Twitter has emerged, Instagram too. One Direction is now a thing, and a famous lion martyr has changed from Mufasa to Cecil.
Throughout all of this, New Horizons kept plugging away. Pluto was downgraded from ‘planet’ to ‘not planet’, New Horizons kept plugging away.
With a CPU smaller than you ever could imagine, it kept plugging away. Then, during the summer (have we said ‘what a summer?’) it finally made it.
Despite a couple of scares in the hours leading up to its homing in on Pluto, it sent back some incredibly well-defined images of the planet (I mean ‘planet’ in the terms of My Very Educated Mother Just Showed Us Nine Planets, people).

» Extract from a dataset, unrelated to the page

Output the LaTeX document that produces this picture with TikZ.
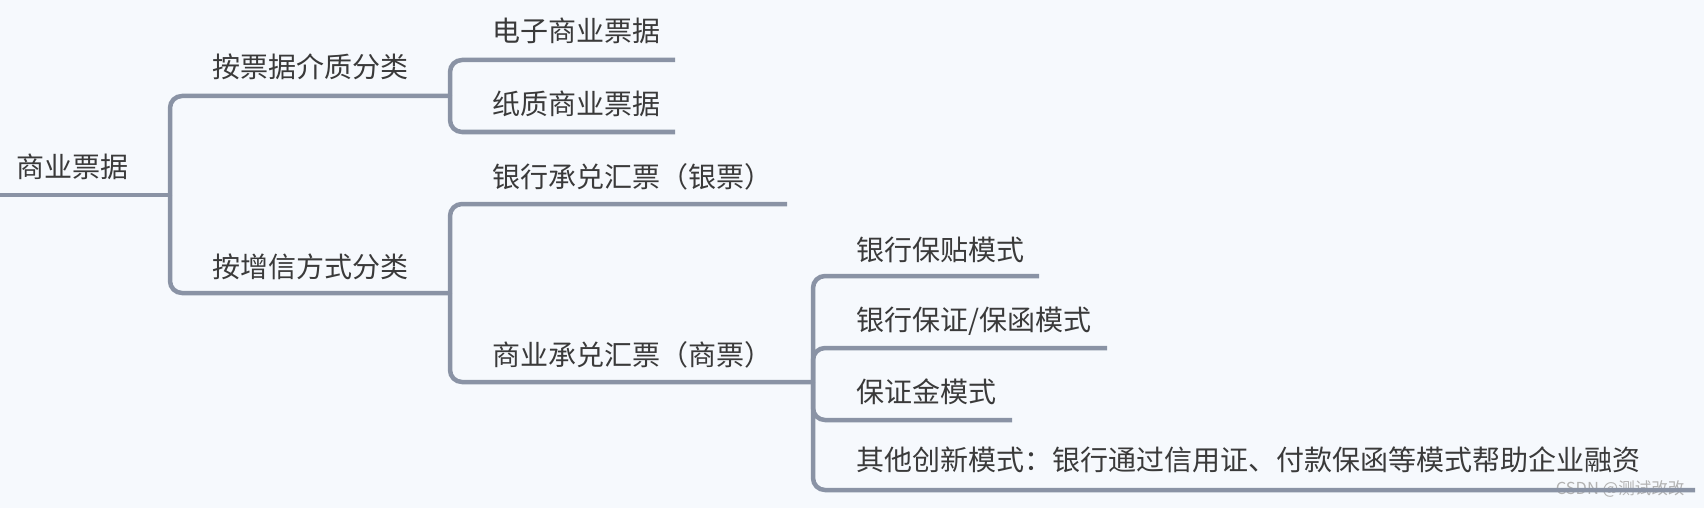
\documentclass[tikz,border=0pt]{standalone}
\usepackage{fontspec}
\setmainfont{Noto Sans CJK SC}
\definecolor{bg}{HTML}{F6F9FD}
\definecolor{ln}{HTML}{8A93A5}
\definecolor{tx}{HTML}{3A3A3A}
\begin{document}
\begin{tikzpicture}[x=1pt,y=-1pt,
  lbl/.style={anchor=base west,inner sep=0pt,text=tx,font=\fontsize{28}{30}\selectfont},
  branch/.style={draw=ln,line width=4.5pt,rounded corners=12pt,line cap=butt}]
\fill[bg] (0,0) rectangle (1704,508);
\useasboundingbox (0,0) rectangle (1704,508);
% texts
\node[lbl] (root) at (16,177) {商业票据};
\node[lbl] (a) at (212,78) {按票据介质分类};
\node[lbl] (b) at (212,277) {按增信方式分类};
\node[lbl] (a1) at (492,42) {电子商业票据};
\node[lbl] (a2) at (492,115) {纸质商业票据};
\node[lbl] (b1) at (492,187) {银行承兑汇票（银票）};
\node[lbl] (b2) at (492,365) {商业承兑汇票（商票）};
\node[lbl] (c1) at (856,260) {银行保贴模式};
\node[lbl] (c2) at (856,330) {银行保证/保函模式};
\node[lbl] (c3) at (856,402) {保证金模式};
\node[lbl] (c4) at (856,470) {其他创新模式：银行通过信用证、付款保函等模式帮助企业融资};
\node[anchor=center,inner sep=0pt,text=gray!60,font=\fontsize{16.5}{18}\selectfont] (wm) at (1620,489) {CSDN @测试改改};
% coordinates
\coordinate (s0) at (0,195);
\coordinate (j0) at (170,195);
\coordinate (j1) at (450,96);
\coordinate (j2) at (450,293);
\coordinate (e1) at (675,60);
\coordinate (e2) at (675,132);
\coordinate (e3) at (787,204);
\coordinate (j3) at (813,382);
\coordinate (f1) at (1039,276);
\coordinate (f2) at (1107,348);
\coordinate (f3) at (1012,420);
\coordinate (f4) at (1695,490);
% connectors
\draw[branch] (s0) -- (j0);
\draw[branch] (j0) |- (j1);
\draw[branch] (j0) |- (j2);
\draw[branch] (j1) |- (e1);
\draw[branch] (j1) |- (e2);
\draw[branch] (j2) |- (e3);
\draw[branch] (j2) |- (j3);
\draw[branch] (j3) |- (f1);
\draw[branch] (j3) |- (f2);
\draw[branch] (j3) |- (f3);
\draw[branch] (j3) |- (f4);
\end{tikzpicture}
\end{document}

Since then it has taken in Pluto’s moons, too, but now it’s on its way into the beyond.
We enjoyed this, perhaps more than the lovestruck former planet.
1 – Philae, Rosetta and an amazing comet landing
Last November, almost 12 months ago, the Rosetta spacecraft released its helper Philae, which floated down onto a comet and landed.
Okay, it wasn’t as smooth as that, and its crash landing was quite the event, but it got there, it reported back, and humankind achieved one of its finest accomplishments. Step back, modern sewerage systems, go away penicillin, we just won the best game of tag ever.
A two-image mosaic from CIVA showing one of Philae’s three feet (foreground) on the surface of Comet 67P/Churyumov-Gerasimenko. Image via ESA/Rosetta/Philae/CIVA
Chasing down a comet, photographing it, measuring it, then landing a worker on it. Bravo. Philae landed in the shade and hadn’t a whole lot of juice after its cliff-smashing landing, but it actually woke up again during the summer, chatting with Rosetta and keeping us informed.
Rosetta’s selfie. Image via ESA/Rosetta/Philae/CIVA
Since the landing, rafts of papers have been filed, with the life-building properties on Comet 67P/Churyumov-Gerasimenko a surprise to many. But then again, when we have Rosetta and Philae working at it, what can’t we do?
And by the way, this list is NASA heavy, but Philae was an ESA achievement. Well done guys!